Q: How long does it take to qualify for Irish citizenship by naturalisation through reckonable residence in 2026? 

You need 1,825 days of reckonable residence within the last nine years, including one continuous year immediately before applying. Stamp 2 student time does not count. Use the free ISD residency calculator at irishimmigration.ie to check your qualifying start date before submitting.

Q: How much does it cost to apply for Irish citizenship by naturalisation in Ireland in 2026? 

The application fee is €175, non-refundable. If approved, the certification fee is €950 for standard adults, €200 for minors and widows or widowers of Irish citizens, and free for recognised refugees and stateless persons. The total government cost for most adults is €1,125.

Q: Can I keep my original passport and hold dual citizenship if I become an Irish citizen? 

Yes. Irish law places no restriction on dual or multiple nationality. You will not be required to renounce your current citizenship. Check whether your home country permits dual nationality, as some countries including China and India do not allow it from their side.

Q: What is the current processing time for an Irish citizenship application in 2026? 

Most applications are processed within 12 months.

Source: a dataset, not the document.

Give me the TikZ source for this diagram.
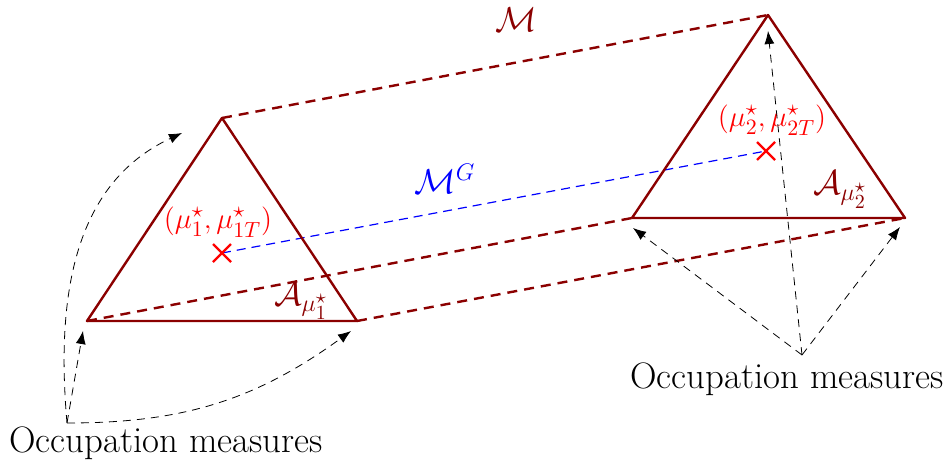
\documentclass[tikz,border=0pt]{standalone}
\usetikzlibrary{arrows.meta,calc}
\usepackage{amsmath,amssymb}
\definecolor{dred}{RGB}{139,0,0}
\begin{document}
\begin{tikzpicture}[x=0.5pt,y=-0.5pt,
  tri/.style={draw=dred,line width=1.2pt,line join=round},
  link/.style={draw=dred,line width=1.2pt,dash pattern=on 5pt off 3.5pt},
  glink/.style={draw=blue,line width=0.6pt,dash pattern=on 4.5pt off 3pt},
  occ/.style={draw=black,line width=0.4pt,dash pattern=on 4pt off 3pt,-{Latex[length=6.5pt,width=5pt]}},
  cross/.style={red,line width=1.1pt},
  lab/.style={inner sep=0pt,font=\LARGE},
  pt/.style={inner sep=0pt,font=\fontsize{15.5}{18}\selectfont},
  occtext/.style={inner sep=0pt,font=\fontsize{18.4}{22}\selectfont}]
\useasboundingbox (0,0) rectangle (947,466);
% left triangle
\coordinate (LA) at (222,118);
\coordinate (LB) at (87,321);
\coordinate (LC) at (357,321);
% right triangle
\coordinate (RA) at (768,15);
\coordinate (RB) at (632,218);
\coordinate (RC) at (905,218);
% optimal points
\coordinate (P1) at (222,253);
\coordinate (P2) at (766,151);
% links
\draw[link] (LA) -- (RA);
\draw[link] (LB) -- (RB);
\draw[link] (LC) -- (RC);
\draw[glink] (P1) -- (P2);
% triangles
\draw[tri] (LA) -- (LB) -- (LC) -- cycle;
\draw[tri] (RA) -- (RB) -- (RC) -- cycle;
% crosses
\draw[cross] ($(P1)+(-9,-9)$) -- ($(P1)+(9,9)$) ($(P1)+(-9,9)$) -- ($(P1)+(9,-9)$);
\draw[cross] ($(P2)+(-9,-9)$) -- ($(P2)+(9,9)$) ($(P2)+(-9,9)$) -- ($(P2)+(9,-9)$);
% labels
\node[lab,text=dred] (lM) at (516,20) {$\mathcal{M}$};
\node[lab,text=blue] (lMG) at (445,179) {$\mathcal{M}^G$};
\node[pt,text=red] (lP1) at (218,222) {$(\mu_1^\star,\mu_{1T}^\star)$};
\node[pt,text=red] (lP2) at (772,120) {$(\mu_2^\star,\mu_{2T}^\star)$};
\node[lab,text=dred] (lA1) at (301,301) {$\mathcal{A}_{\mu_1^\star}$};
\node[lab,text=dred] (lA2) at (840,190) {$\mathcal{A}_{\mu_2^\star}$};
% occupation measures
\node[occtext] (O1) at (166,443) {Occupation measures};
\node[occtext] (O2) at (787,379) {Occupation measures};
\coordinate (S1) at (67,423);
\coordinate (S2) at (802,355);
\coordinate (T1a) at (83,331);
\coordinate (T1b) at (351,331);
\coordinate (T1c) at (182,133);
\coordinate (T2a) at (633,228);
\coordinate (T2b) at (900,227);
\coordinate (T2c) at (768,31);
\draw[occ] (S1) -- (T1a);
\draw[occ] (S1) to[bend right=18] (T1b);
\draw[occ] (S1) to[out=95,in=205] (T1c);
\draw[occ] (S2) -- (T2a);
\draw[occ] (S2) -- (T2b);
\draw[occ] (S2) -- (T2c);
\end{tikzpicture}
\end{document}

The median processing time in 2024 was eight months, confirmed through Dáil parliamentary records. Processing times have improved significantly year on year since 2022. Completing e-vetting promptly after submission helps avoid unnecessary delays.

Q: When is the next Irish citizenship ceremony and what happens on the day? 

The next ceremonies are on Tuesday 14 and Wednesday 15 April 2026 at the INEC, Killarney, Co. Kerry. Candidates take an oath of fidelity to the nation. Attendance is mandatory for adults. Certificates of naturalisation are posted by registered post in the weeks after the ceremony.